Additional Reader Advisories

Reserves Disclosure Advisories

The information in this MD&A is provided as of 21 March 2016. The 2015 results have been compared to the results of 2014. This MD&A should be read in conjunction with the Company’s audited consolidated financial statements as at 31 December 2015 and 2014 together with the accompanying notes and Annual Information Form (“AIF”) for the year ended 31 December 2015. These documents, and additional information regarding Ithaca, are available electronically from the Company’s website (www.ithacaenergy.com) or SEDAR profile at www.sedar.com.

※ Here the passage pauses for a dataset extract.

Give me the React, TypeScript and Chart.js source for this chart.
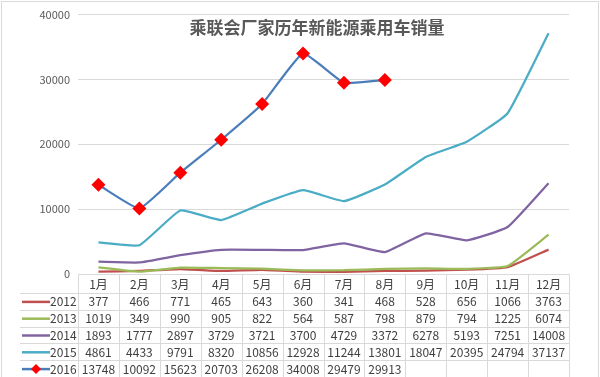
import React, { useEffect, useRef } from "react";
import { Chart, registerables } from "chart.js";

Chart.register(...registerables);

const TITLE = "乘联会厂家历年新能源乘用车销量";
const months = ["1月", "2月", "3月", "4月", "5月", "6月", "7月", "8月", "9月", "10月", "11月", "12月"];
const years = ["2012", "2013", "2014", "2015", "2016"];
const s2012 = [377, 466, 771, 465, 643, 360, 341, 468, 528, 656, 1066, 3763];
const s2013 = [1019, 349, 990, 905, 822, 564, 587, 798, 879, 794, 1225, 6074];
const s2014 = [1893, 1777, 2897, 3729, 3721, 3700, 4729, 3372, 6278, 5193, 7251, 14008];
const s2015 = [4861, 4433, 9791, 8320, 10856, 12928, 11244, 13801, 18047, 20395, 24794, 37137];
const s2016 = [13748, 10092, 15623, 20703, 26208, 34008, 29479, 29913, null, null, null, null];
const yTicks = [0, 10000, 20000, 30000, 40000];
const colors = ["#C0504D", "#9BBB59", "#8064A2", "#4BACC6", "#4A7EBB"];
const markerColor = "#FF0000";

const allSeries = [s2012, s2013, s2014, s2015, s2016];

const FONT = '"Noto Sans CJK SC", "Microsoft YaHei", sans-serif';

const tablePlugin = {
  id: "tablePlugin",
  beforeDraw(chart: any) {
    const { ctx, width, height } = chart;
    ctx.save();
    ctx.fillStyle = "#ffffff";
    ctx.fillRect(0, 0, width, height);
    ctx.strokeStyle = "#d9d9d9";
    ctx.lineWidth = 1;
    ctx.strokeRect(1.5, 1.5, width - 3, height - 1);
    ctx.restore();
  },
  afterDraw(chart: any) {
    const { ctx, chartArea } = chart;
    const xs = chart.scales.x;
    const left = chartArea.left;
    const right = chartArea.right;
    const colW = (right - left) / months.length;
    const top = chartArea.bottom;
    const headerH = 19;
    const rowH = (chart.height - (top + headerH)) / years.length;
    ctx.save();
    // title
    ctx.fillStyle = "#595959";
    ctx.font = `bold 17px ${FONT}`;
    ctx.textAlign = "center";
    ctx.textBaseline = "middle";
    ctx.fillText(TITLE, 317, 28);

    // grid
    ctx.strokeStyle = "#d9d9d9";
    ctx.lineWidth = 1;
    ctx.beginPath();
    ctx.moveTo(left, Math.round(top) + 0.5);
    ctx.lineTo(right, Math.round(top) + 0.5);
    for (let r = 0; r <= years.length; r++) {
      const y = Math.round(top + headerH + r * rowH) + 0.5;
      ctx.moveTo(20, y);
      ctx.lineTo(right, y);
    }
    for (let c = 0; c <= months.length; c++) {
      const x = Math.round(left + c * colW) + 0.5;
      ctx.moveTo(x, top);
      ctx.lineTo(x, chart.height);
    }
    ctx.stroke();

    ctx.fillStyle = "#404040";
    ctx.font = `12px ${FONT}`;
    ctx.textAlign = "center";
    ctx.textBaseline = "middle";
    months.forEach((m, i) => {
      ctx.fillText(m, xs.getPixelForValue(i), top + headerH / 2 + 1);
    });
    years.forEach((yr, r) => {
      const cy = top + headerH + r * rowH + rowH / 2 + 0.5;
      // legend key
      ctx.strokeStyle = colors[r];
      ctx.lineWidth = 2.5;
      ctx.beginPath();
      ctx.moveTo(22, cy);
      ctx.lineTo(50, cy);
      ctx.stroke();
      if (r === 4) {
        ctx.fillStyle = markerColor;
        ctx.beginPath();
        ctx.moveTo(36, cy - 5);
        ctx.lineTo(41, cy);
        ctx.lineTo(36, cy + 5);
        ctx.lineTo(31, cy);
        ctx.closePath();
        ctx.fill();
      }
      ctx.fillStyle = "#404040";
      ctx.textAlign = "left";
      ctx.fillText(yr, 50, cy);
      ctx.textAlign = "center";
      allSeries[r].forEach((v, i) => {
        if (v !== null && v !== undefined) {
          ctx.fillText(String(v), xs.getPixelForValue(i), cy);
        }
      });
    });
    ctx.restore();
  },
};

export default function App() {
  const ref = useRef<HTMLCanvasElement | null>(null);
  useEffect(() => {
    document.body.style.margin = "0";
    const canvas = ref.current;
    if (!canvas) return;
    const chart = new Chart(canvas, {
      type: "line",
      data: {
        labels: months,
        datasets: years.map((y, i) => ({
          label: y,
          data: allSeries[i],
          borderColor: colors[i],
          backgroundColor: i === 4 ? markerColor : colors[i],
          borderWidth: 2.25,
          tension: 0.12,
          pointStyle: "rectRot",
          pointRadius: i === 4 ? 7 : 0,
          pointBorderWidth: 0,
          pointBorderColor: markerColor,
          pointBackgroundColor: markerColor,
          spanGaps: false,
          order: 4 - i,
        })),
      },
      options: {
        responsive: false,
        animation: false,
        layout: { padding: { top: 12, left: 0, right: 31, bottom: 103 } },
        plugins: {
          legend: { display: false },
          title: { display: false },
          tooltip: { enabled: false },
        },
        scales: {
          x: {
            display: false,
            offset: true,
          },
          y: {
            min: 0,
            max: 40000,
            afterFit(scale: any) {
              scale.width = 78;
            },
            afterBuildTicks(scale: any) {
              scale.ticks = yTicks.map((v) => ({ value: v }));
            },
            border: { display: false },
            grid: { color: "#d9d9d9", drawTicks: false, lineWidth: 1 },
            ticks: {
              padding: 8,
              color: "#595959",
              font: { size: 11, family: FONT },
              callback: (v: any) => String(v),
            },
          },
        },
      },
      plugins: [tablePlugin],
    });
    return () => chart.destroy();
  }, []);
  return (
    <div style={{ position: "absolute", left: 0, top: 0, width: 600, height: 377 }}>
      <canvas ref={ref} width={600} height={377} />
    </div>
  );
}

With respect to Ithaca’s reserves disclosure, the figures are derived from a report prepared by Sproule, an independent qualified reserves evaluator, evaluating the reserves of Ithaca as of 31 December 2015 and forming the basis for the Statement of Reserves Data and Other Oil and Gas information of Ithaca dated 22 March 2016 (the “Statement”). The reserves estimates of Ithaca are based on the Canadian Oil and Gas Evaluation Handbook (“COGEH”) pursuant to Canadian Securities Administrators’ National Instrument 51-101 - Standards of Disclosure for Oil and Gas Activities, with references to oil referring to medium quality oil. If a discovery is made, there is no certainty that it will be developed, or if it is developed, there is no certainty as to the timing of such development or the benefits (if any), which may flow to the Company. Cashflow from operations includes the impact of executed hedges and does not include non-cash items such as DD&A, revaluation of financial instruments, impairments of fixed assets and movements in goodwill, which may have a significant impact on the Company’s results. Statements relating to reserves are deemed to be forward-looking statements, as they involve the implied assessment, based on certain estimates and assumptions, that the reserves described can be profitably produced in the future. The estimates of reserves and future net revenue for individual properties may not reflect the same confidence level as estimates of reserves and future net revenue for all properties, due to the effects of aggregation.